Rwanda has since maintained a strong military presence along the common border, enforcing a “travel advisory” it imposed on her citizens not to travel to Uganda over allegations of arrests and torture. Kampala has consistently dismissed the allegations as baseless and unfounded. Close to two million Rwandans live in Uganda, many of whom are permanent residents.
Business between the interdependent border communities has been severely disrupted. Many Rwandans depend on Uganda for basic home user goods, food, and other services, and these are in short supply since the border shutdown. For instance, the price of a bar of soap has since risen from RF 1000 to RF 4000 (about UGX 15,000/-).
Some residents along the common border many of whom have relatives on the Rwanda side have told Kampala Post that they are considering abandoning their border homelands for other secure areas in Uganda due to the heightened fear violence could break out any time.
The people of Uganda and Rwanda, for social and historical reasons, have traditionally been allies. From 1959 up to 1961, following a period of intense ethnic violence between the Hutus and Tutsis, the first wave of Rwandan refugees fled to Uganda, which they would call home for decades to come. Many of Rwanda’s current leaders, including President Kagame, hail from that generation. Some of these Rwandan refugees, now naturalized Ugandans, were to participate in Uganda’s war of resistance by the NRA/M from 1981 which ended in victory in 1986.
In October 1990, led by Gen. Fred Gisa Rwigyema, a breakaway RPF force supported by Uganda invaded Rwanda, before scoring a decisive victory in 1994, overshadowed by 100 days of genocide whose scale shocked the world. Rwigyema was killed early in the war, with Gen. Kagame eventually assuming the reigns of leadership in the intervening years.

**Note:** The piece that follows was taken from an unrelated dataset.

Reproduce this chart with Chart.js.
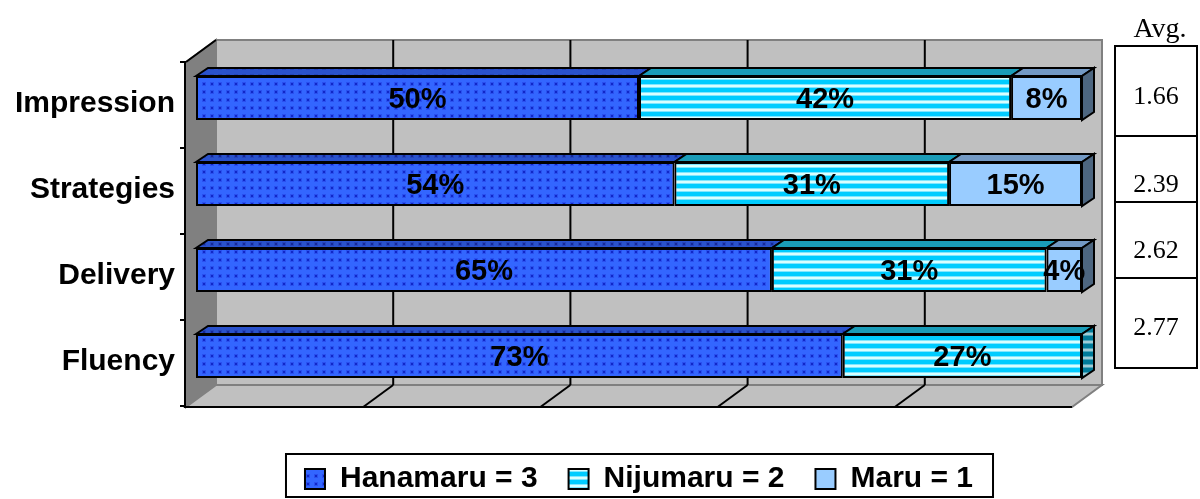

Here is a timeline of key events that have shaped the relations between the two countries in recent times:
August 1999: RDF Attacks UPDF in Kisangani
For inexplicable reasons, the Rwandan army attacked and blockaded UPDF forces in the DRC city of Kisangani, despite the fact that the friendly forces were allies fighting on the same side. One UPDF General was to later describe the action by the Rwandan partners as “treacherous.” “UPDF were stabbed in the back by their supposedly Rwandan allies, but as we now know very well, that has always been their modus-operandi,” he hastened to add. The attacks by RDF on UPDF positions were repeated in June 2000, and 2002, despite efforts by Uganda to smoothen the relations between the two countries.
2009 – 2017: Abduction and killing of Rwandan refugees in Uganda
For years, Rwanda government state operatives have with the help of some rogue elements in Uganda’s security services operated behind the back of Ugandan authorities to kidnap and sometimes kill dissidents and perceived Rwanda government critics who had sought refuge in Uganda. For instance, in November 2011, prominent Rwandan journalist Charles Ingabire was murdered in Bukesa, a Kampala suburb after being trailed for weeks by Rwandan operatives. A few weeks later, Jerome Ndagijimana, a member of the opposition United Democratic Forces of Rwanda had his throat slit at a store he worked in Kampala, and the assassins fled without a trace.
February 2019: Rwanda closes border with Uganda
On the morning of 28 February 2019, and without warning, Rwandan authorities unilaterally closed the common border with Uganda at Katuna and Cyanika, trapping hundreds of cargo trucks loaded with goods in the no-man’s land between the two countries. Ugandan foreign minister Sam Kutesa later said in a statement Rwanda had imposed a full-scale trade embargo on Uganda. Rwanda has also since maintained a heavy military presence along with the common frontier stocking fear and despondency amongst the border communities.